If you sincerely believe that the least little contact makes you complicit in a sin, I don't see how you can be virtuous in the modern world. I also don't see how you can believe in freedom of belief for anyone else if you're inclined to constrain what other people can do if their actions impinge on your "web" of possible complicity.

The legal rule of thumb for how far any given "freedom" can extend is, it has to be reined in when it impinges on someone else. In other words, "Your freedom to stretch ends at my nose". How can Davis' expansive version of "religious freedom" fit that legal rule of thumb?

I don't think it can.

The claimed injury to Davis' freedom of worship is so vaguely expansive, the "penumbra" of what might impinge on her religious belief can't be defined in the law. Common-sense, reasonable accommodations for religious belief have not sufficed for her. I doubt any accommodation is possible.

When your "personal" belief extends so far that you won't let others do your work, you've crossed a line. We can't and shouldn't accommodate you, because you are imposing your belief on others.

By the way, the strength of her belief in this particular sin strongly suggests that what really motivates her is a deep animus toward homosexuals. That, too, can be "protected" under the rubric of religious belief, but it's a much less trendy sentiment.

Oh, and those like the tiresome Mike Huckabee who are crying "Religious intolerance!" and "Christian persecution!" to the rafters are simply trying to raise money.
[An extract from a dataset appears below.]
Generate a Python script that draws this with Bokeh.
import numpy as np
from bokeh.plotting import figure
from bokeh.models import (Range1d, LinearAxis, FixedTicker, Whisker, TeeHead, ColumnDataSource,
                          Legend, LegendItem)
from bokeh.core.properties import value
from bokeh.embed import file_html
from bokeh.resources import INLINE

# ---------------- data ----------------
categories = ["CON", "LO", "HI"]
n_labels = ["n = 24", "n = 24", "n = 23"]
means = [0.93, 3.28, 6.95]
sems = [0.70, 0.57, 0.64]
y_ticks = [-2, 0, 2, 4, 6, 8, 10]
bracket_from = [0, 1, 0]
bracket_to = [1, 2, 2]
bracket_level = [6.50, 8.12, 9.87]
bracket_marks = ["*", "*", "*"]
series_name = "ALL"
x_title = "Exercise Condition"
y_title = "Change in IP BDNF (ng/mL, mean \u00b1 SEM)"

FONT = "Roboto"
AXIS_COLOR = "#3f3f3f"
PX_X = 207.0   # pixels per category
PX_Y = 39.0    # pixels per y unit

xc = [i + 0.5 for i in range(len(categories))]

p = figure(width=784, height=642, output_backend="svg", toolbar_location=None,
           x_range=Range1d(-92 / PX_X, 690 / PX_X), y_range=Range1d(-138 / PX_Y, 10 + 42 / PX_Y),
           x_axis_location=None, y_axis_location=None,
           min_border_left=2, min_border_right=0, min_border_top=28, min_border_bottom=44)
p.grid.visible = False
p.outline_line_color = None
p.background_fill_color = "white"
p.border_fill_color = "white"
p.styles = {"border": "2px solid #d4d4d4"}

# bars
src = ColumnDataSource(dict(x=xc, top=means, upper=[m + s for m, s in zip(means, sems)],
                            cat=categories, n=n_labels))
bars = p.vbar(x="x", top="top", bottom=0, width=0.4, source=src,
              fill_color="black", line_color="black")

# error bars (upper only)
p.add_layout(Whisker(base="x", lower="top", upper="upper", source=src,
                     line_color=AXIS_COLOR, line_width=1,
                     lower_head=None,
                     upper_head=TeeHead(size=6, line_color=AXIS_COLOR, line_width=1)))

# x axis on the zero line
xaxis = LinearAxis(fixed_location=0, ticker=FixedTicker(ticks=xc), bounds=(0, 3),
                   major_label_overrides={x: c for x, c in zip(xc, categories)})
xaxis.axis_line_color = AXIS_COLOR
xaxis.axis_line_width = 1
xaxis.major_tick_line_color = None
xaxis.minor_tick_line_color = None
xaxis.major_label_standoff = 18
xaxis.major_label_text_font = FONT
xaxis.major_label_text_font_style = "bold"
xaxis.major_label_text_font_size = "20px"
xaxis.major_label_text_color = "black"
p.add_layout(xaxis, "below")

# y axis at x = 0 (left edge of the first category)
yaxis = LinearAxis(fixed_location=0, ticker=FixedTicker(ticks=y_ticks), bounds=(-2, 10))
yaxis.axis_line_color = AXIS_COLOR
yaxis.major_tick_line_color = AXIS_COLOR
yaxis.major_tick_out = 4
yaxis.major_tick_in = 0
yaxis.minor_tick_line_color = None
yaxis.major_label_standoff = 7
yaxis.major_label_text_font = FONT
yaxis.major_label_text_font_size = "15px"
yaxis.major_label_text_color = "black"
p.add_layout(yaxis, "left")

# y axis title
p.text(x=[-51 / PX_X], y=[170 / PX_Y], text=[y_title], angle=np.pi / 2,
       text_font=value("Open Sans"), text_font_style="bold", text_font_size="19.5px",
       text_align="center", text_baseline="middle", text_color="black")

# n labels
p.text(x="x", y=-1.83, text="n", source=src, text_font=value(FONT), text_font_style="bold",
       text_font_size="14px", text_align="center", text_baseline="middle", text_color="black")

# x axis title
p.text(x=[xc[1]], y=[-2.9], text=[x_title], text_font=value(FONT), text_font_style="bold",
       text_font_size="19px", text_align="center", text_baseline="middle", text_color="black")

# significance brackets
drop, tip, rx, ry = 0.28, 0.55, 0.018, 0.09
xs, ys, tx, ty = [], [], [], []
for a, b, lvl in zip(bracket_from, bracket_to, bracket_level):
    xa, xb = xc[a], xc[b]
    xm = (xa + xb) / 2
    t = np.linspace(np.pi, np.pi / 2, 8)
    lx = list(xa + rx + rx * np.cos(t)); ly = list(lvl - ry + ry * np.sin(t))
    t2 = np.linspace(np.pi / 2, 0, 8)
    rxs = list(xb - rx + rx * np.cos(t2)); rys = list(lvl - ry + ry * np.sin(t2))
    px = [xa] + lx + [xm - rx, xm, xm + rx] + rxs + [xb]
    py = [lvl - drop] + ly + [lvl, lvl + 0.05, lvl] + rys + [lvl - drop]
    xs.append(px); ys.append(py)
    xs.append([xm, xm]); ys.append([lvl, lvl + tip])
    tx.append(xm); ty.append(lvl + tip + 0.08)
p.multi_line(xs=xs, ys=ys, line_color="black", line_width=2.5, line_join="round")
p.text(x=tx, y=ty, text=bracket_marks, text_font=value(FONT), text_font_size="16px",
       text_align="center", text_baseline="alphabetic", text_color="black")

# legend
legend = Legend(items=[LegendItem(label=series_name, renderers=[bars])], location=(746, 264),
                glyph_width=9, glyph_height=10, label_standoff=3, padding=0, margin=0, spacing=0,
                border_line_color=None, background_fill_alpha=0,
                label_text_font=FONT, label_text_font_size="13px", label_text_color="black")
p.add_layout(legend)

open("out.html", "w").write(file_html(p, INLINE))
Davis was jailed because she refused to do her job. You jokers are amplifying hostility toward yourselves and your coreligionists by being too goddamned greedy to secure power for yourselves. Worried about a more secular world? If that happens, you will bear much responsibility because you will have discredited genuine spiritualism with your whining and bigotry. So I'm actually doing you a favor by telling you to fuck off.